Welcome to Mt Carleton Provincial Park & the Tobique Valley
The 17,427-hectare provincial park is one of the region's best-kept secrets. It offers visitors a wilderness of mountains, valleys, rivers and wildlife including moose, deer and bear. The park's main feature is a series of rounded glaciated peaks and ridges, including Mt Carleton (820m). This range is an extension of the Appalachian Mountains, which begin in Georgia, USA, and end in Québec. Mt Carleton is little known and relatively unvisited, even in midsummer.
The park is open from mid-May to October. All roads are gravel-surfaced. The nearest towns are Riley Brook, 40km to the south, and St Quentin, 42km to the north, so bring all food and a full tank of gas.
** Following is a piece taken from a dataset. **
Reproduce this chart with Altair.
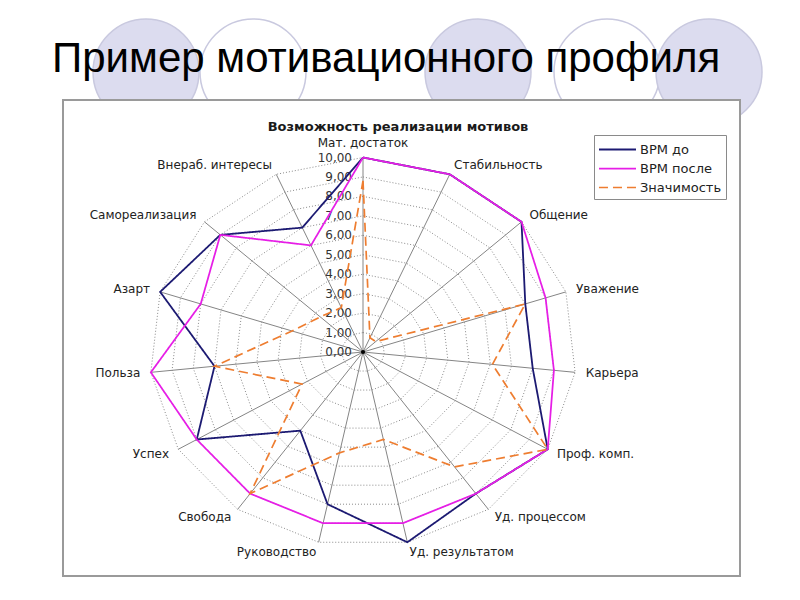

Feature: World Class (Pond) Hockey
As anyone who has been in the country for more than five minutes knows, Canadians love their hockey. For many, this affection (obsession?) is wrapped up in happy childhood memories of bright winter afternoons chasing a puck up and down a frozen pond or backyard rink.Every February, the small forest town of Plaster Rock (population 1200), 84km from Mt Carleton, hosts the World Pond Hockey Tournament. Over 20 rinks are plowed on Roulston Lake, which is ringed by tall evergreens, hot-chocolate stands and straw-bale seating for the thousands of spectators drawn to the four-day event. The tournament is wildly popular, with 120-plus amateur four-person teams traveling in from every continent except Antarctica. Anyone can register to play, but they will have to defeat the Acadian Boys, who have scrambled over squads like the Skateful Dead, the Raggedy Ass River Boys and the Boiled Owls to put a lock on the championship trophy several years running.If you want to play, register early. If you want to watch, pack your long johns and a toque (wool hat) and book your accommodations early. The organizers keep a list of local folks willing to billet out-of-towners in their homes.